- MATERIAL PROVIDED -
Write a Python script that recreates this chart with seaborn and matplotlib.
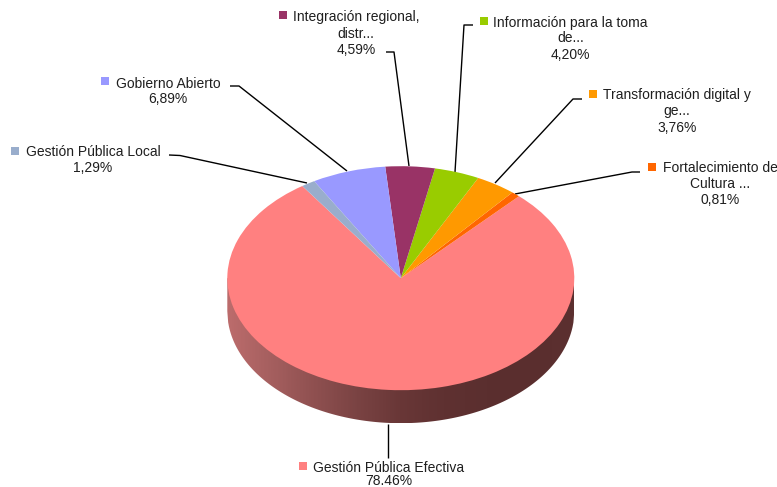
import numpy as np
import matplotlib
matplotlib.use("Agg")
import matplotlib.pyplot as plt
import seaborn as sns
from matplotlib.patches import Rectangle, Polygon
from matplotlib.colors import LinearSegmentedColormap

categories = ["Gestión Pública Efectiva", "Fortalecimiento de Cultura ...",
              "Transformación digital y ge...", "Información para la toma de...",
              "Integración regional, distr...", "Gobierno Abierto", "Gestión Pública Local"]
shares = [78.46, 0.81, 3.76, 4.20, 4.59, 6.89, 1.29]
share_labels = ["78.46%", "0,81%", "3,76%", "4,20%", "4,59%", "6,89%", "1,29%"]
slice_colors = ["#FF8080", "#FF6600", "#FF9900", "#99CC00", "#993366", "#9999FF", "#99ADCC"]

W, H = 777, 487
CX, CY, RX, RY, DEPTH = 400.8, 278.2, 173.5, 112, 33
START = 124.6

sns.set_theme(style="white")
plt.rcParams["font.family"] = ["Liberation Sans", "DejaVu Sans"]
palette = sns.color_palette(slice_colors)

fig = plt.figure(figsize=(W / 100, H / 100), dpi=100, facecolor="white")
bg = fig.add_axes([0, 0, 1, 1], zorder=1)

# side wall of the disc, shaded left to right
wall_cmap = LinearSegmentedColormap.from_list(
    "wall", ["#BC6C6C", "#A55F5F", "#8F5050", "#7A4343", "#693737", "#5F3131", "#5B2F2F", "#5A2E2E", "#5C3030"])
xs = np.linspace(CX - RX, CX + RX, 400)
lower = CY + RY * np.sqrt(np.clip(1 - ((xs - CX) / RX) ** 2, 0, 1)) + DEPTH
wall_outline = np.vstack([np.column_stack([xs, lower]),
                          [[CX + RX, CY], [CX - RX, CY]]])
clip = Polygon(wall_outline, closed=True, transform=bg.transData, fc="none", lw=0)
bg.add_patch(clip)
img = bg.imshow(np.linspace(0, 1, 347)[None, :], cmap=wall_cmap, aspect="auto",
                extent=(CX - RX, CX + RX, CY + RY + DEPTH, CY), interpolation="bilinear")
img.set_clip_path(clip)
bg.set_xlim(0, W)
bg.set_ylim(H, 0)
bg.axis("off")

# leader lines
leaders = [
    ([388, 388], [424, 458]),
    ([515, 632, 640], [194, 172, 172]),
    ([495, 573, 582], [183, 99, 99]),
    ([455, 464, 473], [172, 25, 25]),
    ([409, 394, 386], [166, 52, 52]),
    ([347, 239, 230], [171, 86, 86]),
    ([307, 180, 169], [183, 155.5, 155]),
]
for lx, ly in leaders:
    bg.plot(lx, ly, color="black", lw=1.0, solid_capstyle="butt")

# pie top face: unit circle stretched to the ellipse
pie_ax = fig.add_axes([(CX - RX) / W, (H - CY - RY) / H, 2 * RX / W, 2 * RY / H], zorder=2)
pie_ax.pie(shares, colors=palette, startangle=START, counterclock=True, radius=1,
           wedgeprops=dict(lw=0))
pie_ax.set_aspect("auto")
pie_ax.set_xlim(-1, 1)
pie_ax.set_ylim(-1, 1)
pie_ax.axis("off")

# labels
fg = fig.add_axes([0, 0, 1, 1], zorder=3)
fg.set_xlim(0, W)
fg.set_ylim(H, 0)
fg.axis("off")
labels = [
    (388.5, [("Gestión Pública Efectiva", 467.5), (share_labels[0], 481)], (299, 462), 0),
    (720, [("Fortalecimiento de", 168.5), ("Cultura ...", 184.5), (share_labels[1], 200.5)], (648, 163), 1),
    (677, [("Transformación digital y", 95.5), ("ge...", 111.5), (share_labels[2], 127.5)], (589, 90), 2),
    (570.5, [("Información para la toma", 22.5), ("de...", 38.5), (share_labels[3], 55)], (480, 17), 3),
    (356, [("Integración regional,", 17.5), ("distr...", 33.5), (share_labels[4], 50)], (279, 11), 4),
    (168, [("Gobierno Abierto", 83.5), (share_labels[5], 99)], (101, 77), 5),
    (93, [("Gestión Pública Local", 151.5), (share_labels[6], 168)], (11, 147), 6),
]
for cx, lines, key, idx in labels:
    for txt, y in lines:
        fg.text(cx, y, txt, ha="center", va="center", fontsize=10, color="#1f1f1f")
    fg.add_patch(Rectangle(key, 8, 8, color=palette[idx], lw=0))

fig.savefig("out.png", dpi=100, facecolor="white")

- DO THIS -
Leave the pictures out and reproduce exactly the lines from the top of the listing above through the line with "bg = fig.add_axes([0, 0, 1, 1], zorder=1)".

- CORRECT RESULT -
Write a Python script that recreates this chart with seaborn and matplotlib.
import numpy as np
import matplotlib
matplotlib.use("Agg")
import matplotlib.pyplot as plt
import seaborn as sns
from matplotlib.patches import Rectangle, Polygon
from matplotlib.colors import LinearSegmentedColormap

categories = ["Gestión Pública Efectiva", "Fortalecimiento de Cultura ...",
              "Transformación digital y ge...", "Información para la toma de...",
              "Integración regional, distr...", "Gobierno Abierto", "Gestión Pública Local"]
shares = [78.46, 0.81, 3.76, 4.20, 4.59, 6.89, 1.29]
share_labels = ["78.46%", "0,81%", "3,76%", "4,20%", "4,59%", "6,89%", "1,29%"]
slice_colors = ["#FF8080", "#FF6600", "#FF9900", "#99CC00", "#993366", "#9999FF", "#99ADCC"]

W, H = 777, 487
CX, CY, RX, RY, DEPTH = 400.8, 278.2, 173.5, 112, 33
START = 124.6

sns.set_theme(style="white")
plt.rcParams["font.family"] = ["Liberation Sans", "DejaVu Sans"]
palette = sns.color_palette(slice_colors)

fig = plt.figure(figsize=(W / 100, H / 100), dpi=100, facecolor="white")
bg = fig.add_axes([0, 0, 1, 1], zorder=1)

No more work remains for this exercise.